═══ DATA PROVIDED
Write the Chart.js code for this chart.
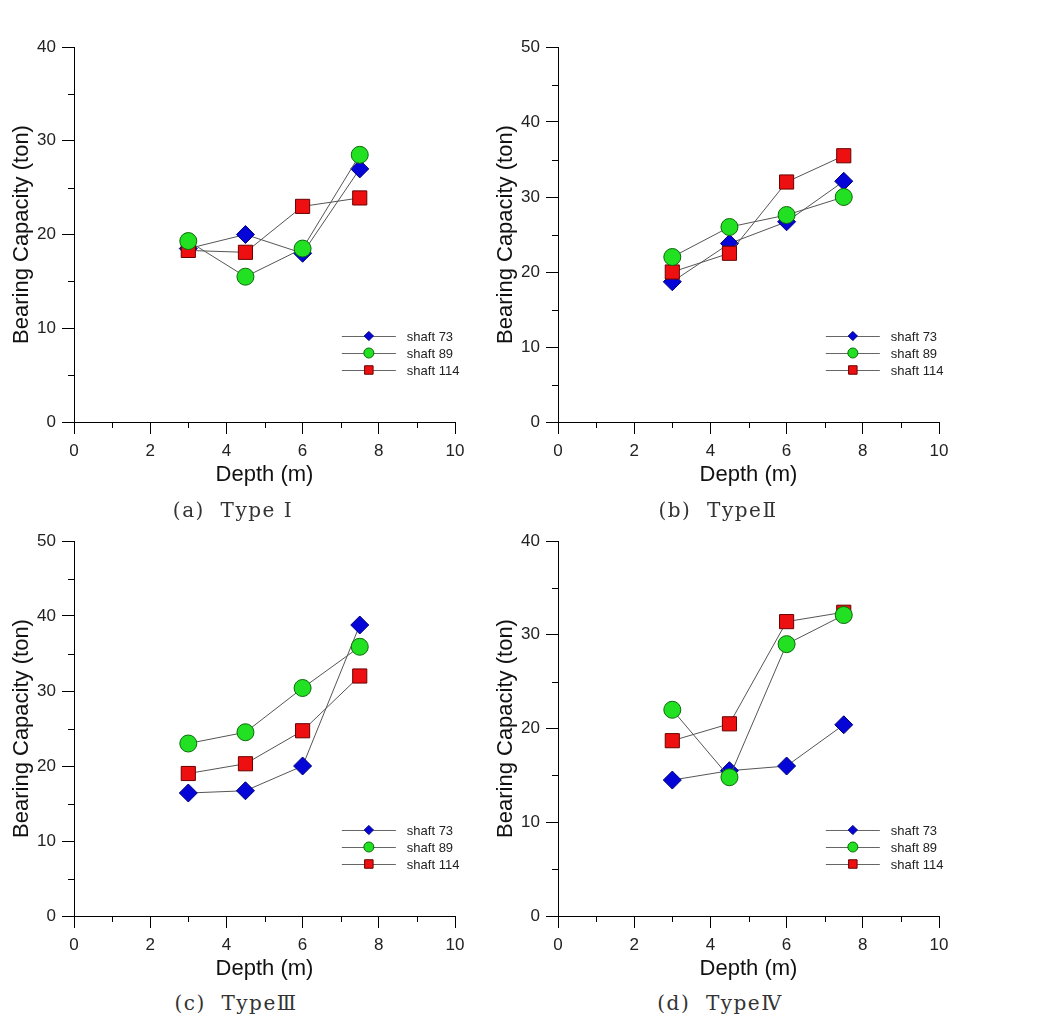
══════
═══ DATA PROVIDED
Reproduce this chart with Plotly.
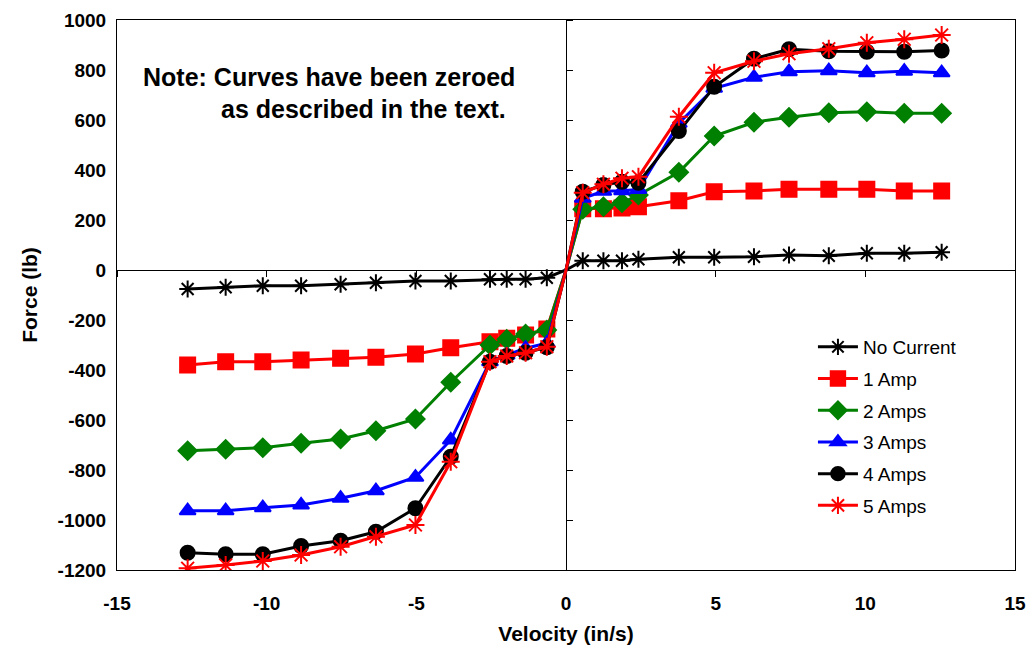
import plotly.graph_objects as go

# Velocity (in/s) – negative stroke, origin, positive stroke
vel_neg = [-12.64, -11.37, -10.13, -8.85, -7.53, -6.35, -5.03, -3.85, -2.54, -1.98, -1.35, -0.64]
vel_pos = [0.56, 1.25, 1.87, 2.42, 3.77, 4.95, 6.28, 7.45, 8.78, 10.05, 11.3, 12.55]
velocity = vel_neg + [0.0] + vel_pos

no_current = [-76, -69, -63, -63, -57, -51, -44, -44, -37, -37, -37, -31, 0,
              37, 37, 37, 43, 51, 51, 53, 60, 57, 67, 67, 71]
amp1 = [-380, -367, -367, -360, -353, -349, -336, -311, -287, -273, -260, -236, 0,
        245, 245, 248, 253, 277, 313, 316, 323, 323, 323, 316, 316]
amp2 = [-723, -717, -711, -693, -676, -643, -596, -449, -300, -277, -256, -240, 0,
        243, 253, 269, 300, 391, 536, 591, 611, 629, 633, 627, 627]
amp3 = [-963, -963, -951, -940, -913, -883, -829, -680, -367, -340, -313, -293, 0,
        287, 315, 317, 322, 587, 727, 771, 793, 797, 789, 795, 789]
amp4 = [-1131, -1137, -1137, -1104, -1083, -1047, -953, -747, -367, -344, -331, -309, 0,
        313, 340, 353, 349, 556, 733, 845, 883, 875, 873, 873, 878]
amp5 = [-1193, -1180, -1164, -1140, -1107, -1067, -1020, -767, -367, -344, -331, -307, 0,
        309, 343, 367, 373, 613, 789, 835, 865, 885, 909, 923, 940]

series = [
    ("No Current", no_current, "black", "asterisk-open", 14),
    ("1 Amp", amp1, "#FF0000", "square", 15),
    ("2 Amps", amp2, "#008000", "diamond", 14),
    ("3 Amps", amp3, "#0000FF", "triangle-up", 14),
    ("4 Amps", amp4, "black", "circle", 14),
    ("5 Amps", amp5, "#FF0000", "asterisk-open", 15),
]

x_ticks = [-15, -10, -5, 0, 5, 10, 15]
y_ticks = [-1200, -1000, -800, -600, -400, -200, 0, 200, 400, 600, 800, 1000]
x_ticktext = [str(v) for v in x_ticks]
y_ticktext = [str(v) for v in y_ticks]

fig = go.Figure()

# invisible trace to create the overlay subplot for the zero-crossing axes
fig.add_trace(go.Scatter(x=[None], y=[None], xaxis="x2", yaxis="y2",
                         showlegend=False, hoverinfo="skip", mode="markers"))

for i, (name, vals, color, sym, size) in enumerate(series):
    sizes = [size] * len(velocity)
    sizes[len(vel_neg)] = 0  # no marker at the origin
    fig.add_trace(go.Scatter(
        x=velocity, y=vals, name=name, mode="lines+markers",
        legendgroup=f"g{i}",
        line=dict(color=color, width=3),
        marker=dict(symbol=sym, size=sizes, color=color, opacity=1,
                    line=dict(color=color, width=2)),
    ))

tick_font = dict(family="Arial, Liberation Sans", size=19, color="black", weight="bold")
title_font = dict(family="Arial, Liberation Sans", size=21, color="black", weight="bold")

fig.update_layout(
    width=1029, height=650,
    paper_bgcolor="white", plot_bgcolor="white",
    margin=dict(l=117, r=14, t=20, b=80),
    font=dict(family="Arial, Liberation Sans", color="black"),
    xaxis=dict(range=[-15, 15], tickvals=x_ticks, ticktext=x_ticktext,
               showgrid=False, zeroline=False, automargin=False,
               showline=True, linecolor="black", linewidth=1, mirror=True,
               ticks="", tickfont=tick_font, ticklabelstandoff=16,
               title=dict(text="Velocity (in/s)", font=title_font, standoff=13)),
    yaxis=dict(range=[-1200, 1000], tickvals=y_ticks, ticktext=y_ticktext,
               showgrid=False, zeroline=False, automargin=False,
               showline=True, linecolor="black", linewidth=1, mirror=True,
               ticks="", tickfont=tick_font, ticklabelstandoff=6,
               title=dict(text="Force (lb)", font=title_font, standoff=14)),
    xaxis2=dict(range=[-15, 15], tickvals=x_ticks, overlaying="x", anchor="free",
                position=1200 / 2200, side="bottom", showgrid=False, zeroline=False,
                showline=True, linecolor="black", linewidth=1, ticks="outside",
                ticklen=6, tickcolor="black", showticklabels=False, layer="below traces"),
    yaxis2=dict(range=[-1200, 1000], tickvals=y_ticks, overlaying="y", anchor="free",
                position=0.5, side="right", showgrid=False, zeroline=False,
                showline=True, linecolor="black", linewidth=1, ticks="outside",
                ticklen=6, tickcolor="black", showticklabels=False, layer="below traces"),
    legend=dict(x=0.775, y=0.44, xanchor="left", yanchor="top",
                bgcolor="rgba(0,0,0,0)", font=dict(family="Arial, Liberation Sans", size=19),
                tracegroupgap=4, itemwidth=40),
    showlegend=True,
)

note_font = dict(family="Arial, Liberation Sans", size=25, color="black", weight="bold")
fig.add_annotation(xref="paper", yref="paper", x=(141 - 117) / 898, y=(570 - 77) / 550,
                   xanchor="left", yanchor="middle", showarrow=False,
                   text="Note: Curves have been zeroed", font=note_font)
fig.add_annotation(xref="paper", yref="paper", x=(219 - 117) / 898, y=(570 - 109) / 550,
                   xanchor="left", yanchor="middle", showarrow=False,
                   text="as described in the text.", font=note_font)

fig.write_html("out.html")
══════
═══ DATA PROVIDED
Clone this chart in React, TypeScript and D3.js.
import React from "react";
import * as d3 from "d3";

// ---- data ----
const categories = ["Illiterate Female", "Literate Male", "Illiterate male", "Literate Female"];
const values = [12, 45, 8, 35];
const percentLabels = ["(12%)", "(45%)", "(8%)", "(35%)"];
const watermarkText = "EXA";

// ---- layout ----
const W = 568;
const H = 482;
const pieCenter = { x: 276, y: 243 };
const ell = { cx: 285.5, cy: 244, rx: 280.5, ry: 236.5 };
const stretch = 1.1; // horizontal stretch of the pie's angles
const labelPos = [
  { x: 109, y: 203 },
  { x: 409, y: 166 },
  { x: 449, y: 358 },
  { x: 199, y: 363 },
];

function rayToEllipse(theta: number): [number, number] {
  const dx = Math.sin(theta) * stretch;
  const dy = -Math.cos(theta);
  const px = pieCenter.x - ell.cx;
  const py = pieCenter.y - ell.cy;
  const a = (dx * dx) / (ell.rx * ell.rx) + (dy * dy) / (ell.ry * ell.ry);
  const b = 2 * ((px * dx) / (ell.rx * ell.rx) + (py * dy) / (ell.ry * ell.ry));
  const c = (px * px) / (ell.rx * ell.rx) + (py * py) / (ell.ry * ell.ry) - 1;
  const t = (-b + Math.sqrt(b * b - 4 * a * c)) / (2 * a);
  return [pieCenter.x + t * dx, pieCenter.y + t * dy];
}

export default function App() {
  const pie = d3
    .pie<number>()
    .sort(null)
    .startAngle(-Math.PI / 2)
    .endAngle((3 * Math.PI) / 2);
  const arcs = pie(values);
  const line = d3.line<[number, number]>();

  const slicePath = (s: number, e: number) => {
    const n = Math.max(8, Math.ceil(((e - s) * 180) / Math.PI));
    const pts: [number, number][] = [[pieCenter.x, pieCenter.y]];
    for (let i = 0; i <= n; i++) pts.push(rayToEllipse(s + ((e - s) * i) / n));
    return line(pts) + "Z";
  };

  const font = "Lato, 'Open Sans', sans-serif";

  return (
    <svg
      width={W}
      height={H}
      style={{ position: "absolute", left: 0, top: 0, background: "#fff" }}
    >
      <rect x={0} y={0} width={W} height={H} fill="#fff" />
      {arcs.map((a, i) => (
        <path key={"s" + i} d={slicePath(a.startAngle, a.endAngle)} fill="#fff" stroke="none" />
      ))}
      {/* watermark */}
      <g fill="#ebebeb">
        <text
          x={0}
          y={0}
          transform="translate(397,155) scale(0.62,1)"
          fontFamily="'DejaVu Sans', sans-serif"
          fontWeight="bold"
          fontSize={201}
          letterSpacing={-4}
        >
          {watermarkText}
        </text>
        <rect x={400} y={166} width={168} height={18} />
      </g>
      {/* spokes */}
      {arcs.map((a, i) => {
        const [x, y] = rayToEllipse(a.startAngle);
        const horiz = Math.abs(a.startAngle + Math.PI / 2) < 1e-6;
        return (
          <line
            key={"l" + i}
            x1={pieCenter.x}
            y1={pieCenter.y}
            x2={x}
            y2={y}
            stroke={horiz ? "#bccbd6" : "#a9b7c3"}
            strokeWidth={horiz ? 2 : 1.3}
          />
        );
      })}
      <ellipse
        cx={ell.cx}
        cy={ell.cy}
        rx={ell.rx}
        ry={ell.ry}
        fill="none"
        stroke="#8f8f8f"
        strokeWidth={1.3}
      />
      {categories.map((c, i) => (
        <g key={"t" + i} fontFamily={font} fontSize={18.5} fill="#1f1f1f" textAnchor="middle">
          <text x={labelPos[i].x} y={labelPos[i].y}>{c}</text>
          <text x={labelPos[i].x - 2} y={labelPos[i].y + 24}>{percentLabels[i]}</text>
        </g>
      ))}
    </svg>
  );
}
══════
Check all the records above and select each line where the string "chart" is found.

Write the Chart.js code for this chart.
Reproduce this chart with Plotly.
Clone this chart in React, TypeScript and D3.js.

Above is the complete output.